══ Information shown ══
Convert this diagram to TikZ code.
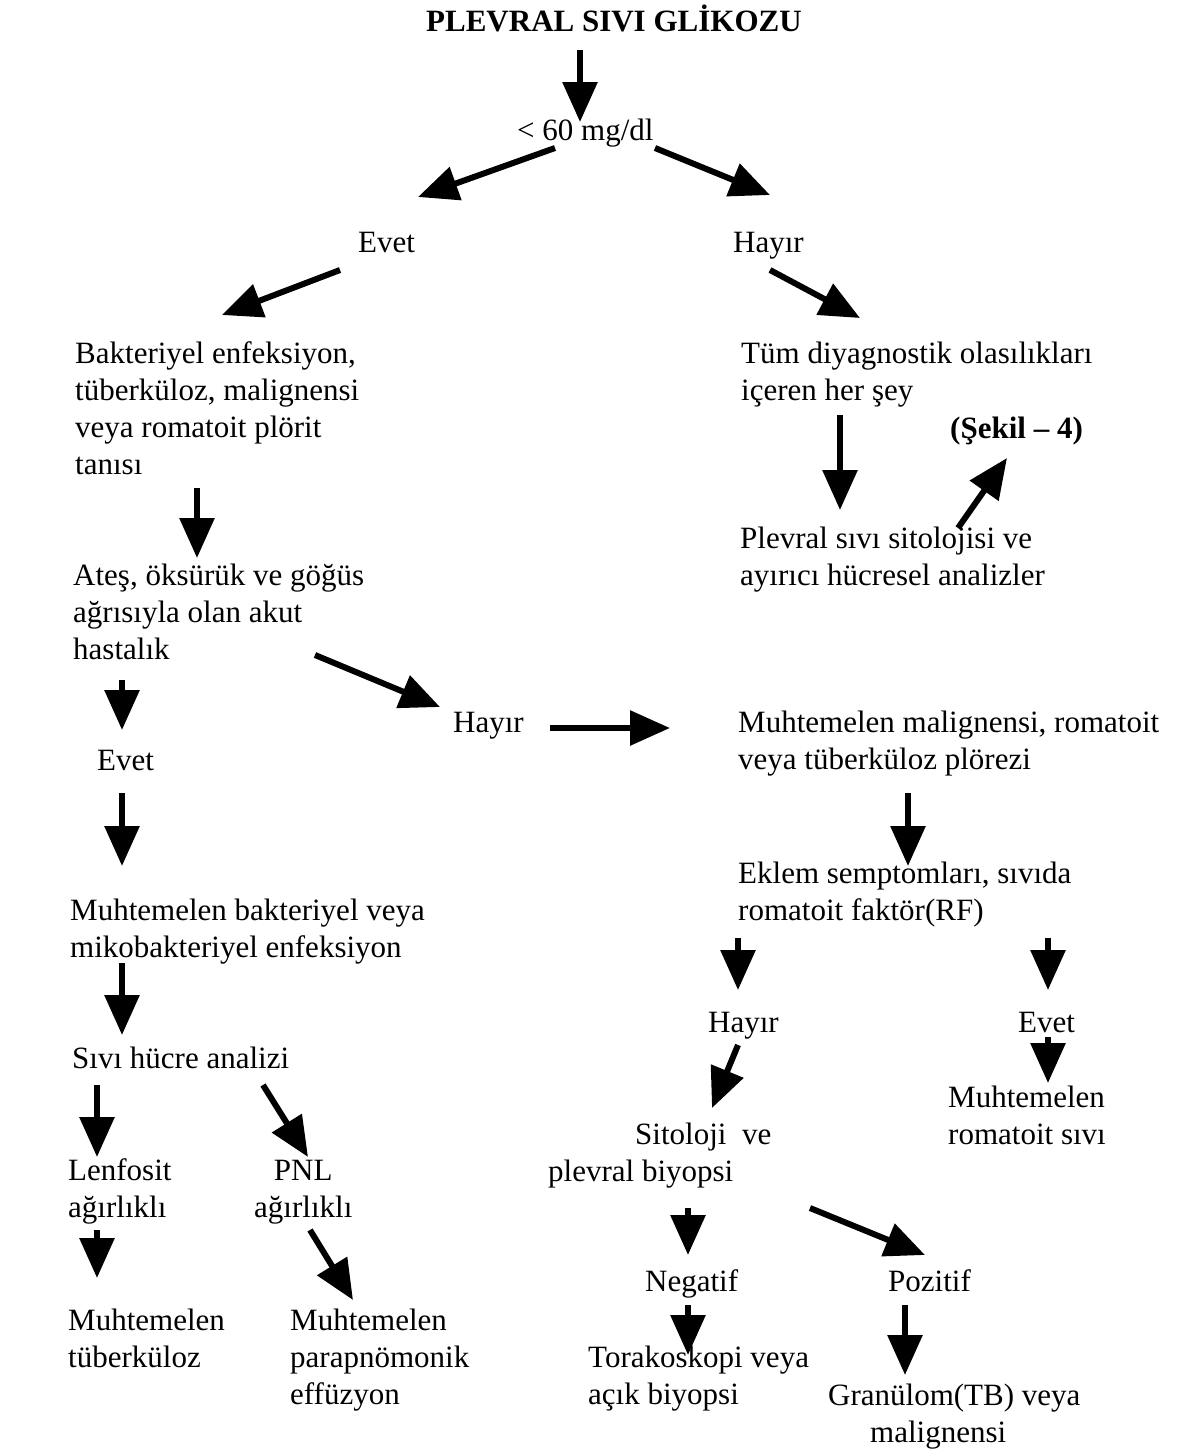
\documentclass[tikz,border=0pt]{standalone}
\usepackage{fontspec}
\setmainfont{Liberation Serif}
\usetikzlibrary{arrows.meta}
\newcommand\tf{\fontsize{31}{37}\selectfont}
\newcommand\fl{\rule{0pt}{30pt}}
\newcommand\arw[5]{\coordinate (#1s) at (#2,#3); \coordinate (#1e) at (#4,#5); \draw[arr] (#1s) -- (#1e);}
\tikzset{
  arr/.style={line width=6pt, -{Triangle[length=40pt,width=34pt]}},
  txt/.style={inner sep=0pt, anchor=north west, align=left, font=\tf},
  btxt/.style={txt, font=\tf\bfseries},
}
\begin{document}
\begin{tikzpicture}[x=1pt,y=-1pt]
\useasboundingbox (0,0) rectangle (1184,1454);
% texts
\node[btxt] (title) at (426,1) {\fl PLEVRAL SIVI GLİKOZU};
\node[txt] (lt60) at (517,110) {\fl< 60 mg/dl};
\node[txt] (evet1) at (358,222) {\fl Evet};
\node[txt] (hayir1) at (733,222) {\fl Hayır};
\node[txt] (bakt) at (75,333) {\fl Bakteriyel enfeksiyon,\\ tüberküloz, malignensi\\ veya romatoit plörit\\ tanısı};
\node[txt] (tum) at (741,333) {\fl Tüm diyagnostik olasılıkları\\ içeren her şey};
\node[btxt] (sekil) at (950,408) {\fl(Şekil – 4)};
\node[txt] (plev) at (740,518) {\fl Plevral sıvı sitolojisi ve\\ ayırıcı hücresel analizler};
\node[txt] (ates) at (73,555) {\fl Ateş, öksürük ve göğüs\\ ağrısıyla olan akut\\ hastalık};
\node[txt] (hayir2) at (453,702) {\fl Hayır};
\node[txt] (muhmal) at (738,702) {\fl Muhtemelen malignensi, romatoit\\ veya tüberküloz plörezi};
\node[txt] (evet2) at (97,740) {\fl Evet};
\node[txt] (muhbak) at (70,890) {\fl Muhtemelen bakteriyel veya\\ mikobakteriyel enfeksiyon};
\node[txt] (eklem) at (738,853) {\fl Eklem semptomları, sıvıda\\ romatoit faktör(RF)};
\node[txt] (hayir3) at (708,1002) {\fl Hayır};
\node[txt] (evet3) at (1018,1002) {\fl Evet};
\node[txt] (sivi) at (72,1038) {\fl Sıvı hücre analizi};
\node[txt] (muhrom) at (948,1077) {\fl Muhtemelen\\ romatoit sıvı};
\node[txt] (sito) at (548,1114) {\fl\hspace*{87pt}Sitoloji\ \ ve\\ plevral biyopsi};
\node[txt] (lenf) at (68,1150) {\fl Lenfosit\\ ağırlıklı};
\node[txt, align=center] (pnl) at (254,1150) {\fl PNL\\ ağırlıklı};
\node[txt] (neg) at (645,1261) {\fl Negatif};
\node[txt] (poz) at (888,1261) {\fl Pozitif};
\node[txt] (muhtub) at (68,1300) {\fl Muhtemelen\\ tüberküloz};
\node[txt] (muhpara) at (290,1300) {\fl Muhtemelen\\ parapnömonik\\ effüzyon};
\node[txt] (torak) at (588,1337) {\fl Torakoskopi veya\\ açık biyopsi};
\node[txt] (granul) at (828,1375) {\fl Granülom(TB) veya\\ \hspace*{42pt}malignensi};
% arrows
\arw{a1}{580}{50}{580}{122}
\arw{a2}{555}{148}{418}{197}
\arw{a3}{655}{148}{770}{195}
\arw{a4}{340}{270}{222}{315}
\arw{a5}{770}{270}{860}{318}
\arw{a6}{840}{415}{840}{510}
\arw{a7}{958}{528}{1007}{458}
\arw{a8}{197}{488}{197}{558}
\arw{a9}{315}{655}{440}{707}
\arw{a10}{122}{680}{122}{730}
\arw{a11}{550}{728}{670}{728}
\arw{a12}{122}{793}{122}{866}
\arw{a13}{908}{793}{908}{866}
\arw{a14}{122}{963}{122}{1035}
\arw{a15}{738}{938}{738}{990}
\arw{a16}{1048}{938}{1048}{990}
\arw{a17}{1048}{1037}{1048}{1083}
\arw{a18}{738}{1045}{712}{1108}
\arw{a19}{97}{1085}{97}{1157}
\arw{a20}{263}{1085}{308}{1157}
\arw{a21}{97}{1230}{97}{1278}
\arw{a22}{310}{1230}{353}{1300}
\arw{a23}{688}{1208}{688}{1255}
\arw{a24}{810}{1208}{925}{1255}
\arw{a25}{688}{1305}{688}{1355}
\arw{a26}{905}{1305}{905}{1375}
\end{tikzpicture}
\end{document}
═══
- _What to work on_: Reproduce each line word for word and drop the pictures.

- _Completed task_:
Convert this diagram to TikZ code.
\documentclass[tikz,border=0pt]{standalone}
\usepackage{fontspec}
\setmainfont{Liberation Serif}
\usetikzlibrary{arrows.meta}
\newcommand\tf{\fontsize{31}{37}\selectfont}
\newcommand\fl{\rule{0pt}{30pt}}
\newcommand\arw[5]{\coordinate (#1s) at (#2,#3); \coordinate (#1e) at (#4,#5); \draw[arr] (#1s) -- (#1e);}
\tikzset{
  arr/.style={line width=6pt, -{Triangle[length=40pt,width=34pt]}},
  txt/.style={inner sep=0pt, anchor=north west, align=left, font=\tf},
  btxt/.style={txt, font=\tf\bfseries},
}
\begin{document}
\begin{tikzpicture}[x=1pt,y=-1pt]
\useasboundingbox (0,0) rectangle (1184,1454);
% texts
\node[btxt] (title) at (426,1) {\fl PLEVRAL SIVI GLİKOZU};
\node[txt] (lt60) at (517,110) {\fl< 60 mg/dl};
\node[txt] (evet1) at (358,222) {\fl Evet};
\node[txt] (hayir1) at (733,222) {\fl Hayır};
\node[txt] (bakt) at (75,333) {\fl Bakteriyel enfeksiyon,\\ tüberküloz, malignensi\\ veya romatoit plörit\\ tanısı};
\node[txt] (tum) at (741,333) {\fl Tüm diyagnostik olasılıkları\\ içeren her şey};
\node[btxt] (sekil) at (950,408) {\fl(Şekil – 4)};
\node[txt] (plev) at (740,518) {\fl Plevral sıvı sitolojisi ve\\ ayırıcı hücresel analizler};
\node[txt] (ates) at (73,555) {\fl Ateş, öksürük ve göğüs\\ ağrısıyla olan akut\\ hastalık};
\node[txt] (hayir2) at (453,702) {\fl Hayır};
\node[txt] (muhmal) at (738,702) {\fl Muhtemelen malignensi, romatoit\\ veya tüberküloz plörezi};
\node[txt] (evet2) at (97,740) {\fl Evet};
\node[txt] (muhbak) at (70,890) {\fl Muhtemelen bakteriyel veya\\ mikobakteriyel enfeksiyon};
\node[txt] (eklem) at (738,853) {\fl Eklem semptomları, sıvıda\\ romatoit faktör(RF)};
\node[txt] (hayir3) at (708,1002) {\fl Hayır};
\node[txt] (evet3) at (1018,1002) {\fl Evet};
\node[txt] (sivi) at (72,1038) {\fl Sıvı hücre analizi};
\node[txt] (muhrom) at (948,1077) {\fl Muhtemelen\\ romatoit sıvı};
\node[txt] (sito) at (548,1114) {\fl\hspace*{87pt}Sitoloji\ \ ve\\ plevral biyopsi};
\node[txt] (lenf) at (68,1150) {\fl Lenfosit\\ ağırlıklı};
\node[txt, align=center] (pnl) at (254,1150) {\fl PNL\\ ağırlıklı};
\node[txt] (neg) at (645,1261) {\fl Negatif};
\node[txt] (poz) at (888,1261) {\fl Pozitif};
\node[txt] (muhtub) at (68,1300) {\fl Muhtemelen\\ tüberküloz};
\node[txt] (muhpara) at (290,1300) {\fl Muhtemelen\\ parapnömonik\\ effüzyon};
\node[txt] (torak) at (588,1337) {\fl Torakoskopi veya\\ açık biyopsi};
\node[txt] (granul) at (828,1375) {\fl Granülom(TB) veya\\ \hspace*{42pt}malignensi};
% arrows
\arw{a1}{580}{50}{580}{122}
\arw{a2}{555}{148}{418}{197}
\arw{a3}{655}{148}{770}{195}
\arw{a4}{340}{270}{222}{315}
\arw{a5}{770}{270}{860}{318}
\arw{a6}{840}{415}{840}{510}
\arw{a7}{958}{528}{1007}{458}
\arw{a8}{197}{488}{197}{558}
\arw{a9}{315}{655}{440}{707}
\arw{a10}{122}{680}{122}{730}
\arw{a11}{550}{728}{670}{728}
\arw{a12}{122}{793}{122}{866}
\arw{a13}{908}{793}{908}{866}
\arw{a14}{122}{963}{122}{1035}
\arw{a15}{738}{938}{738}{990}
\arw{a16}{1048}{938}{1048}{990}
\arw{a17}{1048}{1037}{1048}{1083}
\arw{a18}{738}{1045}{712}{1108}
\arw{a19}{97}{1085}{97}{1157}
\arw{a20}{263}{1085}{308}{1157}
\arw{a21}{97}{1230}{97}{1278}
\arw{a22}{310}{1230}{353}{1300}
\arw{a23}{688}{1208}{688}{1255}
\arw{a24}{810}{1208}{925}{1255}
\arw{a25}{688}{1305}{688}{1355}
\arw{a26}{905}{1305}{905}{1375}
\end{tikzpicture}
\end{document}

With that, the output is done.